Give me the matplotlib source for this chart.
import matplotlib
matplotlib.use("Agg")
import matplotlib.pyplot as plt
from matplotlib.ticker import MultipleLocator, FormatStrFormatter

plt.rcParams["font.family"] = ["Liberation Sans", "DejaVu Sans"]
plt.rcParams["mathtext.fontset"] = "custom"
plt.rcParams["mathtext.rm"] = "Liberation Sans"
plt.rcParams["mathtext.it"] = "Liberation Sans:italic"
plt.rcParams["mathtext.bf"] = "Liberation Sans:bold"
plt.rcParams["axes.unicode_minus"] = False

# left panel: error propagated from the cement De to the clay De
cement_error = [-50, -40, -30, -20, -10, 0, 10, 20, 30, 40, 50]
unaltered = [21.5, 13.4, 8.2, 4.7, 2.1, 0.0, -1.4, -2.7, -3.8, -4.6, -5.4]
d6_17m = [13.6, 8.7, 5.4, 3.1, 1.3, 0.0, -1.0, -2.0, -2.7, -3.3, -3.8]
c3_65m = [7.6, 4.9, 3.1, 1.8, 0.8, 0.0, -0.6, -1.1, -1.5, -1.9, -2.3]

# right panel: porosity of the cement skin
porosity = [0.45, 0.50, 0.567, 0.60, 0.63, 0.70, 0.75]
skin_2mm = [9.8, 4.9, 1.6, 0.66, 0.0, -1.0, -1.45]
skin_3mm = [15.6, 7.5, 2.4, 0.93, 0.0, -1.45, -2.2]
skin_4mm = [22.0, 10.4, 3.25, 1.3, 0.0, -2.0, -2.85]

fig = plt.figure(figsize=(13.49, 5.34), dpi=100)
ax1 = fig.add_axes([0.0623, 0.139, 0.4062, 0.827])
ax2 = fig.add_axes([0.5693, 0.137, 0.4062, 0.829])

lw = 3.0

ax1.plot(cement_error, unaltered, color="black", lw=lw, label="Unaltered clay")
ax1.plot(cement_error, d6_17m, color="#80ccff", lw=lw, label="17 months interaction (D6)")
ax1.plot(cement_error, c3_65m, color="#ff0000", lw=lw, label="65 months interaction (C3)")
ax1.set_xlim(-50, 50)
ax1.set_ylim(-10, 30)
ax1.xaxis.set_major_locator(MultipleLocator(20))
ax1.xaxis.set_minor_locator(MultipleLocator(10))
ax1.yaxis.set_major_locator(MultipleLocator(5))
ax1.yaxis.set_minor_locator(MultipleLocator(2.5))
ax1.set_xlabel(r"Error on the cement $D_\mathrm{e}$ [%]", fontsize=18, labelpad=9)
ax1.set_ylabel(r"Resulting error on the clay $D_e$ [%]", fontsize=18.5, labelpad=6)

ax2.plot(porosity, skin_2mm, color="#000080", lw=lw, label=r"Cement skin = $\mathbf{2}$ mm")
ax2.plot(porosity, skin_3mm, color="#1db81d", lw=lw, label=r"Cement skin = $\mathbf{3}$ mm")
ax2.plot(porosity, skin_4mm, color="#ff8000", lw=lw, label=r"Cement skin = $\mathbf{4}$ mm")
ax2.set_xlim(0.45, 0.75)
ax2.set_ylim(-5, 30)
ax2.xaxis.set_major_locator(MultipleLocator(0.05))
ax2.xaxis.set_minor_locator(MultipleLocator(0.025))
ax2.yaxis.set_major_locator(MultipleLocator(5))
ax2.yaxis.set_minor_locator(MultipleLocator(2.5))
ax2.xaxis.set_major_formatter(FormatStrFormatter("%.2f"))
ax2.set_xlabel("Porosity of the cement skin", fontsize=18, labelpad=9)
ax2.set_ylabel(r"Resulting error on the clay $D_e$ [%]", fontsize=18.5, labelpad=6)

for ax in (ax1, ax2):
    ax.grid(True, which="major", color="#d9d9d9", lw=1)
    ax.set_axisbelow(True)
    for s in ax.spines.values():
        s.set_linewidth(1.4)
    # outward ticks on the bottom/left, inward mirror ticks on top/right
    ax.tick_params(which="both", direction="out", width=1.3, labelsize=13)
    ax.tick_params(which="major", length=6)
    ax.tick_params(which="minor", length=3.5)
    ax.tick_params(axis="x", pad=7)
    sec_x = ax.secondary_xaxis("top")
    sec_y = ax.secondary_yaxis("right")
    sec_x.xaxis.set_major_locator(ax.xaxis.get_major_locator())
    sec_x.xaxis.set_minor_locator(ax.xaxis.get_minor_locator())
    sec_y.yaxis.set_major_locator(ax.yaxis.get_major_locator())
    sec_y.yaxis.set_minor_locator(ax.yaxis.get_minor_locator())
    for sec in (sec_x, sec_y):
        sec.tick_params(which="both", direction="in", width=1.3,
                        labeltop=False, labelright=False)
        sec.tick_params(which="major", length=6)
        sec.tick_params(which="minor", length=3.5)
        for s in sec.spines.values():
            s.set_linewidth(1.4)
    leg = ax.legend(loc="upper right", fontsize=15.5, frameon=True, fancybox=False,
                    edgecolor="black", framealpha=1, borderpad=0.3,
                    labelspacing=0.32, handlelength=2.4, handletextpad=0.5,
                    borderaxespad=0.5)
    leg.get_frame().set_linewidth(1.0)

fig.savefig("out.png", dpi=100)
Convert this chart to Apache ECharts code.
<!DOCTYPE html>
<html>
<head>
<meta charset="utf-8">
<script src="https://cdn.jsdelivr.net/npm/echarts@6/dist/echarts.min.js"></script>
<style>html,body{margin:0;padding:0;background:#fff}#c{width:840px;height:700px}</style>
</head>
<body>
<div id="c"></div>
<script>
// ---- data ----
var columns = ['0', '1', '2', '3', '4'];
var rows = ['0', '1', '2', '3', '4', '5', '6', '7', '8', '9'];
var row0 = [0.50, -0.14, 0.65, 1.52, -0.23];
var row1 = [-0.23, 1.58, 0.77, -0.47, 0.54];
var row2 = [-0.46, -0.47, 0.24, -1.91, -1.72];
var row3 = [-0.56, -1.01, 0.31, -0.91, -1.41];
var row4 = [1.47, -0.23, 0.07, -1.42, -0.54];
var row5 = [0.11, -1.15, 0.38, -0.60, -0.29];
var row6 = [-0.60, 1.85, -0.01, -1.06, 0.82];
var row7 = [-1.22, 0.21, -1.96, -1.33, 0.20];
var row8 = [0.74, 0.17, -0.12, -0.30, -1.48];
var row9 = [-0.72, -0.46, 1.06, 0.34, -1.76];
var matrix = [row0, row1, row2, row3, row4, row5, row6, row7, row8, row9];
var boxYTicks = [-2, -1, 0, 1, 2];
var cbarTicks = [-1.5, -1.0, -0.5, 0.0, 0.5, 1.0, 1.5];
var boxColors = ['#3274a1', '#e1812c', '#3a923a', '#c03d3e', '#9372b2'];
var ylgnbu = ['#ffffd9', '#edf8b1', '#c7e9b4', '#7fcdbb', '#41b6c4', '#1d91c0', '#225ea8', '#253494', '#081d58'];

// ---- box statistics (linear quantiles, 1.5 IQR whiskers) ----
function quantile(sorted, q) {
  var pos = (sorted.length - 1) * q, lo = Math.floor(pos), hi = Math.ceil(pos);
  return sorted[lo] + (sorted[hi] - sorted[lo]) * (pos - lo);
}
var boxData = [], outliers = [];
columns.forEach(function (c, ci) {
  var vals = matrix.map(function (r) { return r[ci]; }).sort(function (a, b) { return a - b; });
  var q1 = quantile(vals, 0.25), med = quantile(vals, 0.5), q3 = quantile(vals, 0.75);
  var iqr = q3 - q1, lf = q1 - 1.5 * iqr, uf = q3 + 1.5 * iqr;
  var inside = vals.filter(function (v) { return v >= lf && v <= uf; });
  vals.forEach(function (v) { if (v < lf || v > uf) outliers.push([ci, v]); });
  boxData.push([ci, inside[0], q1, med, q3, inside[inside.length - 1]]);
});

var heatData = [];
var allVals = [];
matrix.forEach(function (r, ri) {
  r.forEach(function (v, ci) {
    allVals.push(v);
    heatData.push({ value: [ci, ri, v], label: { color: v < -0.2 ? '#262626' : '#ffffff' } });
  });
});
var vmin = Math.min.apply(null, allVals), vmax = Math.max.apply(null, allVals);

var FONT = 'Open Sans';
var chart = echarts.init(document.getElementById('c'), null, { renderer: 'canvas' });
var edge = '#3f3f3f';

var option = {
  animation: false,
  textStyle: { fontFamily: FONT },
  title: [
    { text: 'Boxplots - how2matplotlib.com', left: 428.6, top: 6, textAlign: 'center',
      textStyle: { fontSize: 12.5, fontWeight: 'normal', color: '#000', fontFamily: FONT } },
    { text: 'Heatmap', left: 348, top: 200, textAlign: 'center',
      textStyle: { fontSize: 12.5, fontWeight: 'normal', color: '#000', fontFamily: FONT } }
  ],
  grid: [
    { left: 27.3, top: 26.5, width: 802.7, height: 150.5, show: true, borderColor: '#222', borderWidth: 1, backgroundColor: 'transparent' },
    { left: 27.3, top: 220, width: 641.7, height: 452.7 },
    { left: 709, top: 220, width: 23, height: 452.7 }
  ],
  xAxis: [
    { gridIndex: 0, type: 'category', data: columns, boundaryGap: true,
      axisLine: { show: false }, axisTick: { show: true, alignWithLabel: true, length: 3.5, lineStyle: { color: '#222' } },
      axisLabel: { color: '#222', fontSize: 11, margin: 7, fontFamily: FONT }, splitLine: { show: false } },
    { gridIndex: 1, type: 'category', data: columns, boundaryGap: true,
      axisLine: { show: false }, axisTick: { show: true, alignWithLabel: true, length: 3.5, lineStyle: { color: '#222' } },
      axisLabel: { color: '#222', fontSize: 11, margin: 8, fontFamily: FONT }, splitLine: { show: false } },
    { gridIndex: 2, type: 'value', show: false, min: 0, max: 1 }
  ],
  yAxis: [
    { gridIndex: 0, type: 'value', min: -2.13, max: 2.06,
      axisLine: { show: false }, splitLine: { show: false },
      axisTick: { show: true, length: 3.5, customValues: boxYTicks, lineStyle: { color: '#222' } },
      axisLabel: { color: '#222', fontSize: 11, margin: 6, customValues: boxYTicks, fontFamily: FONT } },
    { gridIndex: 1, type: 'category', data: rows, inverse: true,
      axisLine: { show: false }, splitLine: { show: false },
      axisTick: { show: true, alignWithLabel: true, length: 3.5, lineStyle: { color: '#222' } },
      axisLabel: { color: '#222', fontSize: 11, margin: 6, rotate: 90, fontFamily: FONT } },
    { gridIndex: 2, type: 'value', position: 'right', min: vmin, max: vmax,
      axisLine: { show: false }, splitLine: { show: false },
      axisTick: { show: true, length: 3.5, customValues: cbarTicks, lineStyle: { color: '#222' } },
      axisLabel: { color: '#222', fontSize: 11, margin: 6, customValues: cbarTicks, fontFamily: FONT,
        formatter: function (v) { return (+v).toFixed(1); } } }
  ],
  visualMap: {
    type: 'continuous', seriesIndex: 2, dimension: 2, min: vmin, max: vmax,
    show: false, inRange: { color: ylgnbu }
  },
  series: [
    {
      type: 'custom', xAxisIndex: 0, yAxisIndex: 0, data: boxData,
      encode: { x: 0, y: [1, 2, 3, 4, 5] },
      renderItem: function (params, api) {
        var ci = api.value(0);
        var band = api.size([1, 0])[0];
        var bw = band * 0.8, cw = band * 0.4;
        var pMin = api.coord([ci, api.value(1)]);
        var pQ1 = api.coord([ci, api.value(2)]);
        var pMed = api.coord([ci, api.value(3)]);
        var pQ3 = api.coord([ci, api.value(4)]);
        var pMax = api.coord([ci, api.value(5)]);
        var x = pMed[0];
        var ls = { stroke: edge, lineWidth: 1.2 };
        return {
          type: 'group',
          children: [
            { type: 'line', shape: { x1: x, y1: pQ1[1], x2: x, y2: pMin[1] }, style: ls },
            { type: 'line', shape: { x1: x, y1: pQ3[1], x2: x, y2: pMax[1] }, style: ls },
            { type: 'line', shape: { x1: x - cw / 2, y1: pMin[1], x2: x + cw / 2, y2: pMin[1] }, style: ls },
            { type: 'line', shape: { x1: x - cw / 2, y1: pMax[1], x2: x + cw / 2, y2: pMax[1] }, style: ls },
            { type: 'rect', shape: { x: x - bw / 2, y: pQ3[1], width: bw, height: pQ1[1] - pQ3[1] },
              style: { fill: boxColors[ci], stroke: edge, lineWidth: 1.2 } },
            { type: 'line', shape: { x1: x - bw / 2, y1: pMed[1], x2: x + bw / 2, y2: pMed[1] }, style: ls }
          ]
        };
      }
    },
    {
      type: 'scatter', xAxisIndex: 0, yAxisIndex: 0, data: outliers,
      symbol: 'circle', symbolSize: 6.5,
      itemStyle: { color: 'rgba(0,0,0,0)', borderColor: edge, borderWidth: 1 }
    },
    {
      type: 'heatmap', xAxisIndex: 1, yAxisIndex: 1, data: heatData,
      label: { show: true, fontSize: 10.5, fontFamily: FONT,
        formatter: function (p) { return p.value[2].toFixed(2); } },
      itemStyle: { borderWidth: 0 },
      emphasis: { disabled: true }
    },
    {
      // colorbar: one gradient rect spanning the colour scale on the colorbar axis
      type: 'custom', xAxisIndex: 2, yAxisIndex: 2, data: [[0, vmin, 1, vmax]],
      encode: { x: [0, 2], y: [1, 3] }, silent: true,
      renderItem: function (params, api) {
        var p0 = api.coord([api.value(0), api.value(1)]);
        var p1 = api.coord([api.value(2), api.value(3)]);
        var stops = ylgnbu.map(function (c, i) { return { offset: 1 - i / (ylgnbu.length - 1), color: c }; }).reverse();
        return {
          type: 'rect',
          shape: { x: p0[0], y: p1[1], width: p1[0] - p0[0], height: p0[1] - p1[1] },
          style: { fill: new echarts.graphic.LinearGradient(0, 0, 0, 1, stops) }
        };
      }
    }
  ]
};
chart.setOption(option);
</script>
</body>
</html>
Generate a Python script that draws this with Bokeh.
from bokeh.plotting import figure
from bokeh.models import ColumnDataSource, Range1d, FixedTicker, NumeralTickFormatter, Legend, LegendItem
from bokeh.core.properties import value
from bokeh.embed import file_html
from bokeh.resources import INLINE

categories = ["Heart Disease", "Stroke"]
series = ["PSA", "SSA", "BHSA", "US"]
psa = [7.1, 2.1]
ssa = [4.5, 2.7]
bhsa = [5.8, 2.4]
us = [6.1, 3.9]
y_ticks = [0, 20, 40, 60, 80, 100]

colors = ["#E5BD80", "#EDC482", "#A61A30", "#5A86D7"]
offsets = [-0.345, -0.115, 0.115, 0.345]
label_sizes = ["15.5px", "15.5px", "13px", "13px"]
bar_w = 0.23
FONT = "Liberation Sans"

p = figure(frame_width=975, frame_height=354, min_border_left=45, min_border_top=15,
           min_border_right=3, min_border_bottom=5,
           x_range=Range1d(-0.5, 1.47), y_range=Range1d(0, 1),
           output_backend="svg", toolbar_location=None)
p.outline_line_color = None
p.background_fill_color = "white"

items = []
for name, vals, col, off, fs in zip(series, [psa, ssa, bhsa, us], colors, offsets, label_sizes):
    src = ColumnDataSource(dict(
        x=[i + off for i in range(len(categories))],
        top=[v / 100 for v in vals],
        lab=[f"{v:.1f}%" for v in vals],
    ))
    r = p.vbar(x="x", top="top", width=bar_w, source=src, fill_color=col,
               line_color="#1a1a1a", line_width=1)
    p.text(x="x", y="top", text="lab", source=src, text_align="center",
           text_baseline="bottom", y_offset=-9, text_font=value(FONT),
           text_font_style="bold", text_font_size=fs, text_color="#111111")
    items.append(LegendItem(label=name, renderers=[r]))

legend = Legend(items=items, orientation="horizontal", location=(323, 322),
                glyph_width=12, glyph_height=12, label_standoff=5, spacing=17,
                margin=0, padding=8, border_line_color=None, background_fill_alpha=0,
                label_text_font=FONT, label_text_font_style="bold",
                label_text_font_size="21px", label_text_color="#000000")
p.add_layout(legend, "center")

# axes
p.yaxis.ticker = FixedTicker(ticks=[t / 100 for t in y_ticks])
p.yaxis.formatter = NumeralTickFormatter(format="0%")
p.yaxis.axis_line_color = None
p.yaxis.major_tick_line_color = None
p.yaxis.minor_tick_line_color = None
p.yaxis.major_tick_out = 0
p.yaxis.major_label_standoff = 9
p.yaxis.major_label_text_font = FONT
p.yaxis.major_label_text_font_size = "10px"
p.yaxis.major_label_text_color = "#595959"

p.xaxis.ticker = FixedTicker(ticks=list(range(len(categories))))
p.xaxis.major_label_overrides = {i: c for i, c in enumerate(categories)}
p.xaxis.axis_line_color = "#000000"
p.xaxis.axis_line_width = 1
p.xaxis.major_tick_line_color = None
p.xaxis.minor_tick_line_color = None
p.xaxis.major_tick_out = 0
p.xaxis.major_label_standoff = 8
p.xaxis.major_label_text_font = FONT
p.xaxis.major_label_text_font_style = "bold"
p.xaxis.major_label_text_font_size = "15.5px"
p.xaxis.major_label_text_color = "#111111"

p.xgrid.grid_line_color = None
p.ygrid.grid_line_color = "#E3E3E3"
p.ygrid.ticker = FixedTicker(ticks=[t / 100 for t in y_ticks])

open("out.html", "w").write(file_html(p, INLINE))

Work to be completed: Gather from the data above every line with the string "this".

Result:
Give me the matplotlib source for this chart.
Convert this chart to Apache ECharts code.
Generate a Python script that draws this with Bokeh.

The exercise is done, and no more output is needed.